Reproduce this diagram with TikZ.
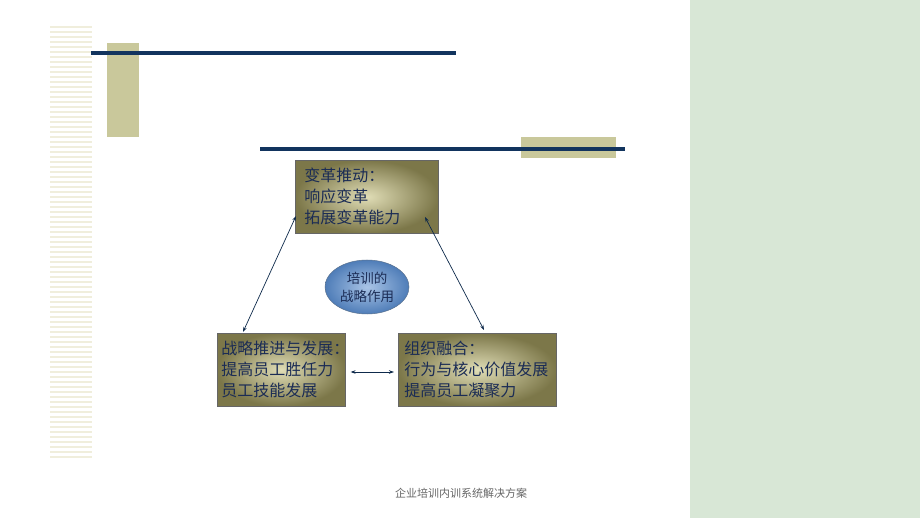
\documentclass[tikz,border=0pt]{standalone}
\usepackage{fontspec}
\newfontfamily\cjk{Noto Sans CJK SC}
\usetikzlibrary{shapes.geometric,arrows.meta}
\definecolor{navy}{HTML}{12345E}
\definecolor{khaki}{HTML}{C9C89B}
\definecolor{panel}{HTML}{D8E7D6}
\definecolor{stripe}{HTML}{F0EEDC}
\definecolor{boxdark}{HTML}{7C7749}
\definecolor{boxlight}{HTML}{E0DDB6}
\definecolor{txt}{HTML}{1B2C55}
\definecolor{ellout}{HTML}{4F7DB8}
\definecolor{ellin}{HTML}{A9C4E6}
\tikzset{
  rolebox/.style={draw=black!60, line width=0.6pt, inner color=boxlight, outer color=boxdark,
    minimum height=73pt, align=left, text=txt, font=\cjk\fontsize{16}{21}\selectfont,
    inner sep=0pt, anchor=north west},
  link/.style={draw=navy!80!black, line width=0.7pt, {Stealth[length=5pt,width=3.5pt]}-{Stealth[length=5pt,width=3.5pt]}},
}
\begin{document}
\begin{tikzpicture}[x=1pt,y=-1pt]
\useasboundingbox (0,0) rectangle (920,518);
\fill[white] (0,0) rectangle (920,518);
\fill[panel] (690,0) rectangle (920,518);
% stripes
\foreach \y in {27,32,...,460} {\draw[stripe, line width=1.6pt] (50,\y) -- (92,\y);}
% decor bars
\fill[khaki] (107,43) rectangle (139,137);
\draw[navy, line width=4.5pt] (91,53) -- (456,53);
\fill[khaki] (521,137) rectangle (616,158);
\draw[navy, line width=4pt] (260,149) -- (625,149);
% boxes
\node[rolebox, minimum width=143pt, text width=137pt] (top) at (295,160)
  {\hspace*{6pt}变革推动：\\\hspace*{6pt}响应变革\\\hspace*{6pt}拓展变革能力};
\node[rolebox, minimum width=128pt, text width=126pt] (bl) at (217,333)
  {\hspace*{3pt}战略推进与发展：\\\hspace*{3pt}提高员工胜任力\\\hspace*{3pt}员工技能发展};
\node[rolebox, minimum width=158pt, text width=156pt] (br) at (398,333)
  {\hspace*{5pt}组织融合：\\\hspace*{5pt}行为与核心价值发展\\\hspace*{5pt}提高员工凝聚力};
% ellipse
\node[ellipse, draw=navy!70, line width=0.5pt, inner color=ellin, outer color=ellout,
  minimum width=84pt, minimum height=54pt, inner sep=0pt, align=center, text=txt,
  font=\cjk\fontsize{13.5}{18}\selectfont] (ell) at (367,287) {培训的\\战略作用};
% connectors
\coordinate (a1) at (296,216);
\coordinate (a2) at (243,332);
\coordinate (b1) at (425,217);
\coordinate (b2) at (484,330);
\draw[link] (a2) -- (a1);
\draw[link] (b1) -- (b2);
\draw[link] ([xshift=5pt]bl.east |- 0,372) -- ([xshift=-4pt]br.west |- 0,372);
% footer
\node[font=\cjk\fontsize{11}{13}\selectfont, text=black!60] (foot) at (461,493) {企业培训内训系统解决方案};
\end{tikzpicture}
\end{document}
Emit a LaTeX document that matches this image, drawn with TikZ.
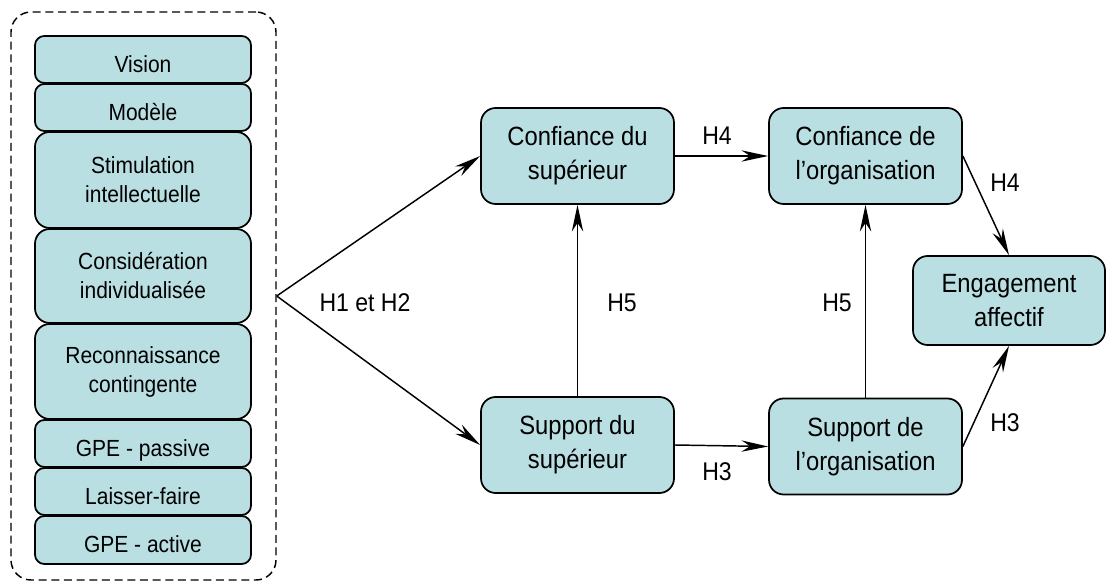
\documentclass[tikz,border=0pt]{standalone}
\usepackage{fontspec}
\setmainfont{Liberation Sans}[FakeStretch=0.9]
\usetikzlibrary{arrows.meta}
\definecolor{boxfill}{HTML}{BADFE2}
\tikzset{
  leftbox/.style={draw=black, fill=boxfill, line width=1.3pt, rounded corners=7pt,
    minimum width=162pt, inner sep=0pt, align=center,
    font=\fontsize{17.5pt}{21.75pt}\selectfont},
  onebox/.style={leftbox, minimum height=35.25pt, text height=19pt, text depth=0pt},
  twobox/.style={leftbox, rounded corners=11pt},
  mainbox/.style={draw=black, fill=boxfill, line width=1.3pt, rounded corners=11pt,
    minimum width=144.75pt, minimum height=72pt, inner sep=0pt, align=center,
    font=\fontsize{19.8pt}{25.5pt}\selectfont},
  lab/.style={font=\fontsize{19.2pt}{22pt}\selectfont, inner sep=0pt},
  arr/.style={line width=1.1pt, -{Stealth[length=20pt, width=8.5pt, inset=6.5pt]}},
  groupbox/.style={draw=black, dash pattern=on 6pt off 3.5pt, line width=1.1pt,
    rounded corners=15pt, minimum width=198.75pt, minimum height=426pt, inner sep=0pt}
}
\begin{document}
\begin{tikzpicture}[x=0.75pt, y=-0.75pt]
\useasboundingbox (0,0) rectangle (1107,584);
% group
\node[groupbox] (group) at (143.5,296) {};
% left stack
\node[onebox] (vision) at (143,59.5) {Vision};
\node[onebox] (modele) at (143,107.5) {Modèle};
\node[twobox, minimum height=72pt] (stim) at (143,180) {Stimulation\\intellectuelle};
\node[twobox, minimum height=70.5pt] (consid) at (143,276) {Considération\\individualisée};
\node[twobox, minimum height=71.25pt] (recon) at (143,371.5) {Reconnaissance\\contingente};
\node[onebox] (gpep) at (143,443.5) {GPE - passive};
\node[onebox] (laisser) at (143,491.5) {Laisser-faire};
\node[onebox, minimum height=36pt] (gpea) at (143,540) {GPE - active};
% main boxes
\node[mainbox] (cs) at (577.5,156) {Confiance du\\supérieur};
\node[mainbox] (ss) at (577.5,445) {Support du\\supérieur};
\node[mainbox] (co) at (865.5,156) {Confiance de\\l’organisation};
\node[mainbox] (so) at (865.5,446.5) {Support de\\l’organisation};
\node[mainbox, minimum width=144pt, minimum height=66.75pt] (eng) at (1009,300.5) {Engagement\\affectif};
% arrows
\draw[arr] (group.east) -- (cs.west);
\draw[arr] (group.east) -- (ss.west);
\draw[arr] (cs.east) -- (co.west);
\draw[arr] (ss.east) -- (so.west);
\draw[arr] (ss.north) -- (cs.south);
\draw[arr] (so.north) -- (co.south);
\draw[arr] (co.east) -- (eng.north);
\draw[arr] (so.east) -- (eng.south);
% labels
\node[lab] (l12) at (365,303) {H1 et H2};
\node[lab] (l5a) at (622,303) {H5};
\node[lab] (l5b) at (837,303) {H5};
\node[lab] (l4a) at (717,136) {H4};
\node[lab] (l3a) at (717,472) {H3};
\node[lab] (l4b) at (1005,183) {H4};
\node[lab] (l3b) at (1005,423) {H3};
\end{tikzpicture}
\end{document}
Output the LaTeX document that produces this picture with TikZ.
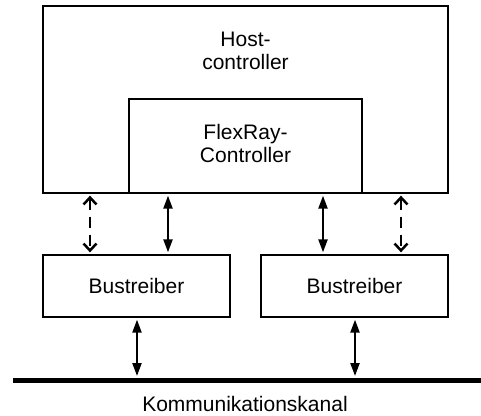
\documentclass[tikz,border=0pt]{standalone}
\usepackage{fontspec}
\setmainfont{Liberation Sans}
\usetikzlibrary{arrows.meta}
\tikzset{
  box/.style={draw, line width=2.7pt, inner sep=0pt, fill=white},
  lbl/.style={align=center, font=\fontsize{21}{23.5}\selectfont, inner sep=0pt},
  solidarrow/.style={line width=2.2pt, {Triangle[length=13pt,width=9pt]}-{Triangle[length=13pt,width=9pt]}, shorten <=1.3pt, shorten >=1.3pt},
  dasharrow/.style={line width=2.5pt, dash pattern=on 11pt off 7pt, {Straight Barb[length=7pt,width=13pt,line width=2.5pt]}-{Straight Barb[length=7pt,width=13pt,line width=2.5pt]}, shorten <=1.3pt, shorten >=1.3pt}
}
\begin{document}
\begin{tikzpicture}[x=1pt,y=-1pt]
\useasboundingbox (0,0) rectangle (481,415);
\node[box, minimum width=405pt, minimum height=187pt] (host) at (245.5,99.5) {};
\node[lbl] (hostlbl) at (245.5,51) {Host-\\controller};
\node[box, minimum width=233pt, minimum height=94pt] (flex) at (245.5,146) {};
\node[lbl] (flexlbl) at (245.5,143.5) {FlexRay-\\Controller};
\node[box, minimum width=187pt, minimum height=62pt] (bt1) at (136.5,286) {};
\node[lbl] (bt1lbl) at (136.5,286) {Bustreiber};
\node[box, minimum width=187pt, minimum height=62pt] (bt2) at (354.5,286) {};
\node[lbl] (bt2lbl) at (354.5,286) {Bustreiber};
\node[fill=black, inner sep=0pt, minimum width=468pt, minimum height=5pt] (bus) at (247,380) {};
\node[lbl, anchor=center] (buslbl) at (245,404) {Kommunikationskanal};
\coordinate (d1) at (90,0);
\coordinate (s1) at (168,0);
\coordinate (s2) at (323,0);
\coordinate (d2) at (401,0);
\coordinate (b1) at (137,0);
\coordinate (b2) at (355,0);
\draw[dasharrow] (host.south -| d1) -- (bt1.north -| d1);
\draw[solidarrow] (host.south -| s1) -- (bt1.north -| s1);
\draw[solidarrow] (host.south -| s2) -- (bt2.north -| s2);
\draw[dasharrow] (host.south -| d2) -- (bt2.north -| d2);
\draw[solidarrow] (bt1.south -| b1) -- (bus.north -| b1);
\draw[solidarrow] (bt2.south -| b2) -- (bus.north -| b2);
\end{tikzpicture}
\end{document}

▸ Exercise description: Point out every line holding the string "LaTeX" and copy it.

▸ Full solution:
Emit a LaTeX document that matches this image, drawn with TikZ.
Output the LaTeX document that produces this picture with TikZ.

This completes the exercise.